9. Ter nadere zitting heeft eiseres zich op het standpunt gesteld dat onder andere de
koelmotoren, de warmtekrachtkoppelinginstallatie en de buffetten onder de
werktuigenvrijstelling vallen en deze onderdelen bij de waardering van het object buiten
beschouwing moeten blijven. Nu eiseres dit standpunt niet met concrete gegevens heeft
onderbouwd en verweerder hierop niet heeft kunnen reageren, wordt dit standpunt als te laat
ingebracht beschouwd en zal dit wegens strijd met de goede procesorde buiten de beoordeling
worden gelaten.
10. Tussen partijen bestaat geen verschil van mening meer over de levensduur en de restwaarde voor de ruwbouw (45 jaar en 15%), de levensduur en de restwaarde voor de afbouw (10 jaar en 10%), de levensduur en de restwaarde voor de installaties (15 jaar en 10%). Over de uitsplitsing van de stichtingskosten over ruwbouw, afbouw en installaties zijn partijen het eens ( 50%-25%-25%). Als afschrijvingsperiode hanteren beide partijen drie jaar. De rechtbank volgt partijen hierin. Het vorenstaande leidt tot de volgende waarde-opbouw:
Onder deel |
BVO |
Prijs per m² |
Levens duur |
Rest waarde |
Technische veroudering |
Functionele veroudering |
GVW |
Grond |
15.200 |
2.555.835,- |
|||||
Verharding |
428.544,- |
||||||
Omheining |
7.644,- |
||||||
Ruwbouw |
15.765 |
692,- |
45 |
15% |
5,67% |
9,3% |
9.333.772,- |
Afbouw |
15.765 |
346,- |
10 |
10% |
27% |
9,4% |
3.607.623,- |
Installaties |
15.765 |
346,- |
15 |
10% |
18% |
9,4% |
4.052.398,- |
Totaal |
19.985.816,- |
11. Nu de waardeberekening leidt tot een bedrag van € 19.985.816,- is de rechtbank van oordeel dat de door verweerder bij uitspraak op bezwaar vastgestelde waarde niet te hoog is.

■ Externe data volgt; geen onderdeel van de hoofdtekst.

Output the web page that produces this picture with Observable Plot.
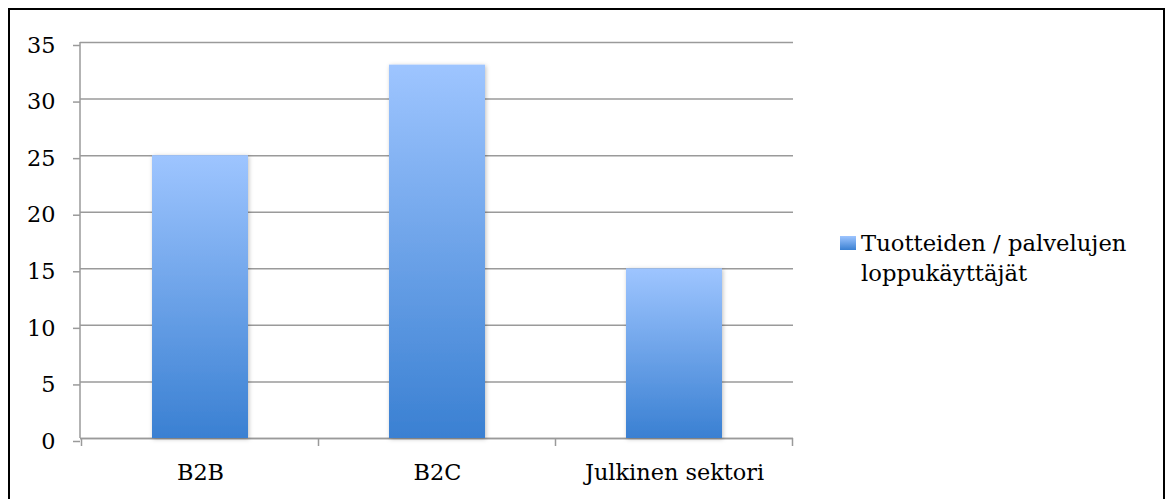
<!DOCTYPE html>
<html>
<head>
<meta charset="utf-8">
<script src="https://cdn.jsdelivr.net/npm/d3@7"></script>
<script src="https://cdn.jsdelivr.net/npm/@observablehq/plot@0.6"></script>
<style>
  html, body { margin: 0; padding: 0; background: #fff; overflow: hidden; }
  body { width: 1167px; height: 499px; position: relative; font-family: "DejaVu Serif", serif; }
  #frame { position: absolute; left: 8px; top: 8px; width: 1157px; height: 560px; border: 2px solid #000; box-sizing: border-box; }
  #chart { position: absolute; left: 0; top: 0; }
  #legend { position: absolute; left: 840px; top: 228px; display: flex; align-items: flex-start; font-size: 22.7px; line-height: 30px; color: #000; }
  #legend .swatch { width: 16px; height: 14px; margin-top: 8px; margin-right: 5px; background: linear-gradient(#9ec5ff, #3a80d2); }
</style>
</head>
<body>
<div id="frame"></div>
<div id="chart"></div>
<div id="legend"><div class="swatch"></div><div>Tuotteiden / palvelujen<br>loppukäyttäjät</div></div>
<script>
const categories = ["B2B", "B2C", "Julkinen sektori"];
const values = [25, 33, 15];
const yTicks = [0, 5, 10, 15, 20, 25, 30, 35];
const seriesName = "Tuotteiden / palvelujen loppukäyttäjät";

const data = categories.map((c, i) => ({category: c, value: values[i], series: seriesName}));

const W = 1167, H = 499;
const gridColor = "#9a9a9a";
const fontFamily = "DejaVu Serif, serif";

// y axis line plus the separator ticks at the category boundaries of the x axis
function axisLines(index, scales, values, dims) {
  const x = scales.x;
  const step = x.step();
  const bw = x.bandwidth();
  const y0 = dims.height - dims.marginBottom;
  const g = d3.create("svg:g").attr("stroke", gridColor).attr("stroke-width", 1.5);
  g.append("line")
    .attr("x1", dims.marginLeft).attr("x2", dims.marginLeft)
    .attr("y1", dims.marginTop).attr("y2", y0);
  const xs = categories.map(c => x(c) + bw / 2 - step / 2);
  xs.push(x(categories[categories.length - 1]) + bw / 2 + step / 2);
  for (const px of xs) {
    g.append("line")
      .attr("x1", px).attr("x2", px)
      .attr("y1", y0).attr("y2", y0 + 8);
  }
  return g.node();
}

const defs = () => {
  const s = d3.create("svg:defs");
  const lg = s.append("linearGradient").attr("id", "barGrad").attr("x1", 0).attr("y1", 0).attr("x2", 0).attr("y2", 1);
  lg.append("stop").attr("offset", "0%").attr("stop-color", "#9ec5ff");
  lg.append("stop").attr("offset", "100%").attr("stop-color", "#3a80d2");
  const f = s.append("filter").attr("id", "barShadow").attr("x", "-20%").attr("y", "-5%").attr("width", "140%").attr("height", "110%");
  f.append("feDropShadow").attr("dx", 1).attr("dy", 1).attr("stdDeviation", 2).attr("flood-color", "#000").attr("flood-opacity", 0.25);
  return s.node();
};

const chart = Plot.plot({
  width: W,
  height: H,
  marginLeft: 80,
  marginRight: 374,
  marginTop: 42,
  marginBottom: 61,
  style: {fontFamily, fontSize: "22.4px", color: "#000", background: "transparent"},
  x: {domain: categories, paddingInner: 0.596, paddingOuter: 0.298, label: null},
  y: {domain: [0, 35], label: null},
  marks: [
    defs,
    Plot.gridY(yTicks, {stroke: gridColor, strokeOpacity: 1, strokeWidth: 1.5}),
    Plot.axisY(yTicks, {tickSize: 7, tickPadding: 18, dy: 3, stroke: gridColor, strokeWidth: 1.5, fontSize: 22.4, fill: "#000"}),
    Plot.ruleY([0], {stroke: gridColor, strokeWidth: 1.5}),
    Plot.barY(data, {x: "category", y: "value", fill: "url(#barGrad)"}),
    axisLines,
    Plot.axisX({tickSize: 0, tickPadding: 26, fontSize: 22.4, fill: "#000"})
  ]
});
// soft drop shadow under the bars
chart.querySelectorAll("g[aria-label='bar']").forEach(g => g.setAttribute("filter", "url(#barShadow)"));
document.getElementById("chart").appendChild(chart);
</script>
</body>
</html>
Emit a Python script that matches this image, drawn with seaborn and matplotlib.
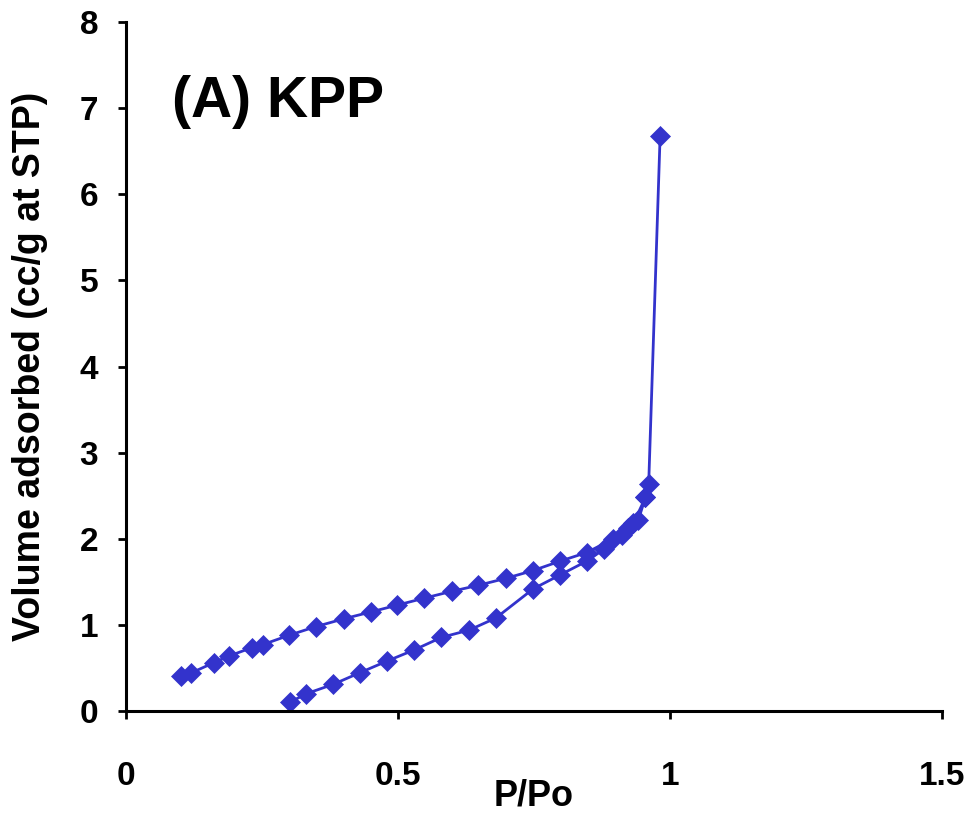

12. Het beroep is ongegrond. Voor een proceskostenvergoeding bestaat geen aanleiding.
Beslissing
De rechtbank verklaart het beroep ongegrond.
Deze uitspraak is gedaan door mr.drs. P.M.J.H. Muijlaert, voorzitter, en mr. N.M. Spelt en mr.drs. S. Lanshage, leden, in aanwezigheid van mr. M.H. Vonk-Menger, griffier.
De beslissing is in het openbaar uitgesproken op 13 februari 2015.